Fisheries and Livestock Permanent Secretary David Shamulenge said NARDC will be transformed into a regional research center of Excellency for the SADC community and Africa in aquaculture production.

NARDC will also introduce the certification of fingerlings and fish products for fish farmers to access quality fingerlings and curb curtails in the fisheries sector that are causing unnecessary shortages.

A leap in fish industry

Zambia has made significant steps in boosting the fish industry by commissioning the US$10 million Aller Aqua Zambia (AAZ) Limited factory in Siavonga.

This was through a partnership between the government of Zambia and the Danish fish feed firm which produces fish feed for freshwater and saltwater aquaculture, with an aim to accelerate both growth and sustainable impact.

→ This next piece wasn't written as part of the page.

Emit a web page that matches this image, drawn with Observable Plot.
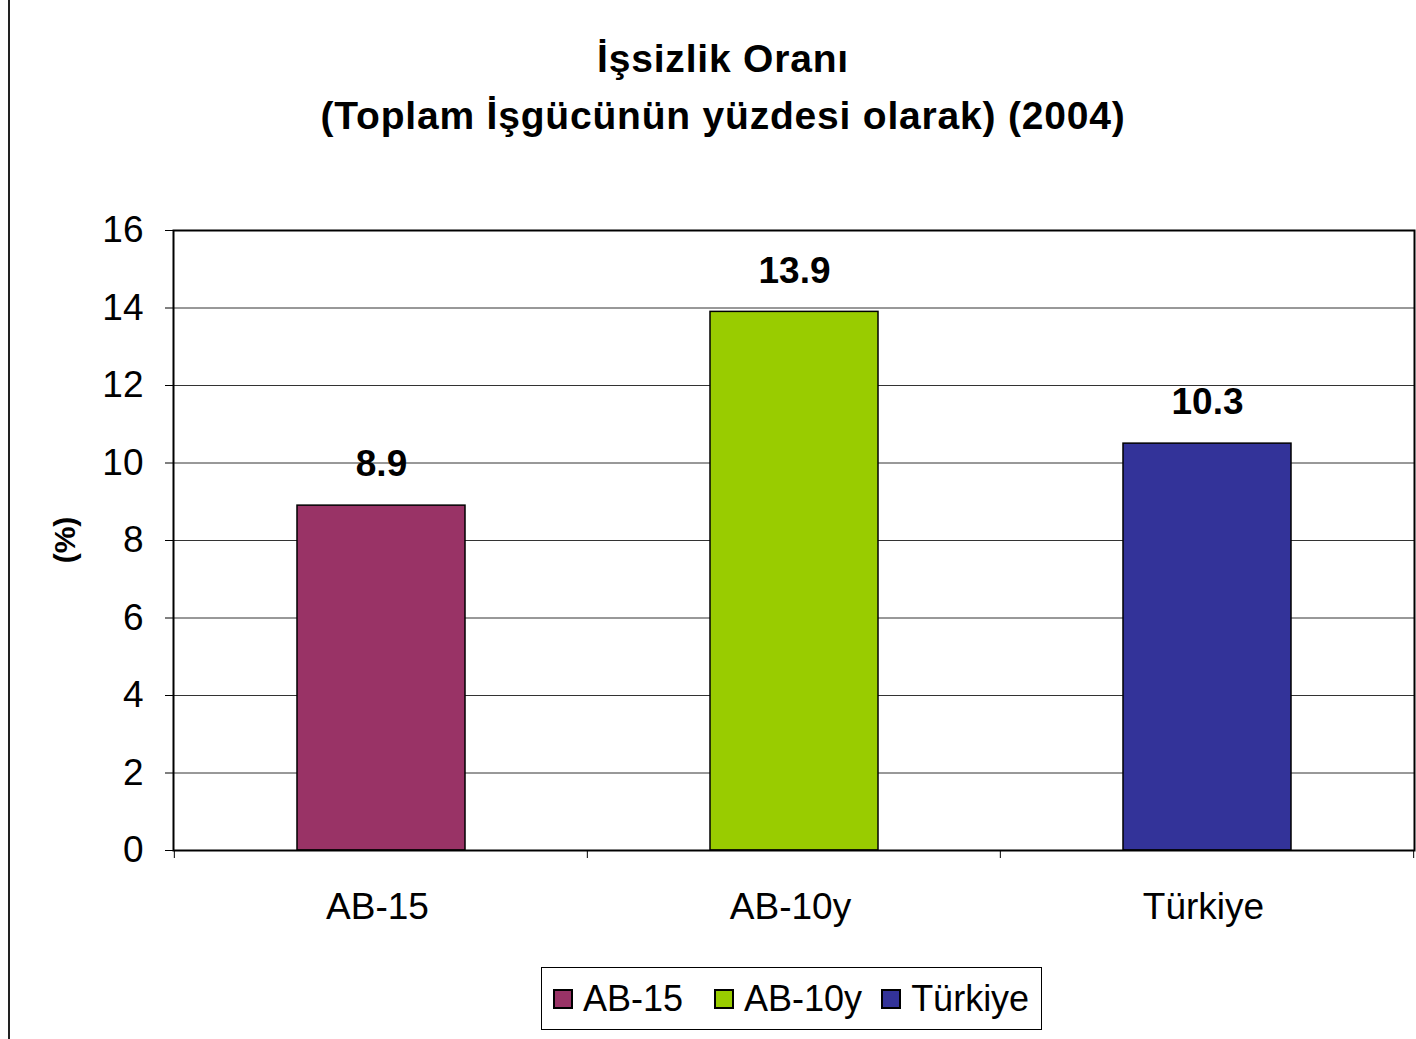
<!DOCTYPE html>
<html>
<head>
<meta charset="utf-8">
<script src="https://cdn.jsdelivr.net/npm/d3@7"></script>
<script src="https://cdn.jsdelivr.net/npm/@observablehq/plot@0.6"></script>
<style>
  html, body { margin: 0; padding: 0; background: #fff; }
  body { width: 1416px; height: 1039px; position: relative; overflow: hidden; font-family: "Liberation Sans", Arial, sans-serif; }
  #frameLeft { position: absolute; left: 8px; top: 0; width: 2px; height: 1039px; background: #222; }
  #title { position: absolute; left: 0; width: 1446px; top: 30px; text-align: center; font-family: "Liberation Sans", Arial, sans-serif; font-weight: bold; font-size: 39px; letter-spacing: 0.8px; line-height: 57px; color: #000; }
  #ylabel { position: absolute; left: 65px; top: 540px; transform: translate(-50%, -50%) rotate(-90deg); font-weight: bold; font-size: 30px; white-space: nowrap; }
  #chart { position: absolute; left: 0; top: 0; }
  #legend { position: absolute; left: 541px; top: 967px; width: 501px; height: 63px; border: 1px solid #000; display: flex; align-items: center; justify-content: flex-start; padding-left: 11px; font-size: 36px; box-sizing: border-box; }
  .item { display: flex; align-items: center; gap: 10px; }
  .sw { width: 20px; height: 20px; border: 2px solid #000; box-sizing: border-box; }
</style>
</head>
<body>
<div id="frameLeft"></div>
<div id="chart"></div>
<div id="title">İşsizlik Oranı<br>(Toplam İşgücünün yüzdesi olarak) (2004)</div>
<div id="ylabel">(%)</div>
<div id="legend"></div>
<script>
const categories = ["AB-15", "AB-10y", "Türkiye"];
const values = [8.9, 13.9, 10.5];
const valueLabels = ["8.9", "13.9", "10.3"];
const colors = ["#993366", "#99CC00", "#333399"];
const yTicks = [0, 2, 4, 6, 8, 10, 12, 14, 16];

const data = categories.map((c, i) => ({cat: c, value: values[i], label: valueLabels[i]}));

const pInner = 0.594;

// custom mark: tick marks at the category boundaries, derived from the x scale
function boundaryTicks() {
  return (index, scales, values, dims) => {
    const x = scales.scales.x;
    const step = x.step;
    const pos = categories.map(c => scales.x(c) - step * pInner / 2);
    pos.push(scales.x(categories[categories.length - 1]) + x.bandwidth + step * pInner / 2);
    const g = d3.create("svg:g");
    const y0 = dims.height - dims.marginBottom;
    g.selectAll("line").data(pos).join("line")
      .attr("x1", d => d).attr("x2", d => d)
      .attr("y1", y0).attr("y2", y0 + 8)
      .attr("stroke", "#000").attr("stroke-width", 1);
    return g.node();
  };
}

const chart = Plot.plot({
  width: 1416,
  height: 1039,
  marginTop: 230,
  marginBottom: 189,
  marginLeft: 173,
  marginRight: 2,
  style: { fontFamily: "'Liberation Sans', Arial, sans-serif", background: "transparent", overflow: "visible" },
  x: { domain: categories, paddingInner: pInner, paddingOuter: pInner / 2, align: 0.5, label: null },
  y: { domain: [0, 16], label: null },
  color: { domain: categories, range: colors },
  marks: [
    Plot.gridY(yTicks, { stroke: "#333", strokeOpacity: 1, strokeWidth: 1 }),
    Plot.axisY(yTicks, { tickSize: 8, tickPadding: 22, fontSize: 37, tickFormat: d => String(d), stroke: "#000", strokeWidth: 1, label: null }),
    Plot.axisX({ tickSize: 0, tickPadding: 42, fontSize: 37, label: null, dx: -4 }),
    Plot.barY(data, { x: "cat", y: "value", fill: "cat", stroke: "#000", strokeWidth: 1.5 }),
    Plot.text(data, { x: "cat", y: "value", text: "label", dy: -41, lineAnchor: "middle", fontSize: 37, fontWeight: "bold", fill: "#000" }),
    Plot.frame({ stroke: "#000", strokeWidth: 2 }),
    boundaryTicks()
  ]
});
document.getElementById("chart").appendChild(chart);

const legend = document.getElementById("legend");
const legendGaps = [0, 31, 19];
categories.forEach((c, i) => {
  const it = document.createElement("div");
  it.className = "item";
  it.style.marginLeft = legendGaps[i] + "px";
  const sw = document.createElement("div");
  sw.className = "sw";
  sw.style.background = colors[i];
  const t = document.createElement("span");
  t.textContent = c;
  it.appendChild(sw);
  it.appendChild(t);
  legend.appendChild(it);
});
</script>
</body>
</html>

The family owned company with operations in Denmark, Poland, Germany, Egypt, Zambia and China is looking to address four of the seventeen UN Sustainable Development Goals (SDGs) through this initiative.

With 50,000 tonnes annual production capacity of fish feed, the project was geared towards bridging the national fish deficit of 180,000 tonnes.

Feed producer Skretting in July launched a new community development project to encourage Zambia’s tilapia farmers to operate more sustainably by using quality feed and fingerlings.

These are part of Zambia’s initiatives to boost the industry while breeding depleted fish in all water bodies.

Earlier this year, the Ministry of Livestock and Fisheries moved to extend the fish ban period for three more months in order to curb illegal fishing activities in the country before it was lifted.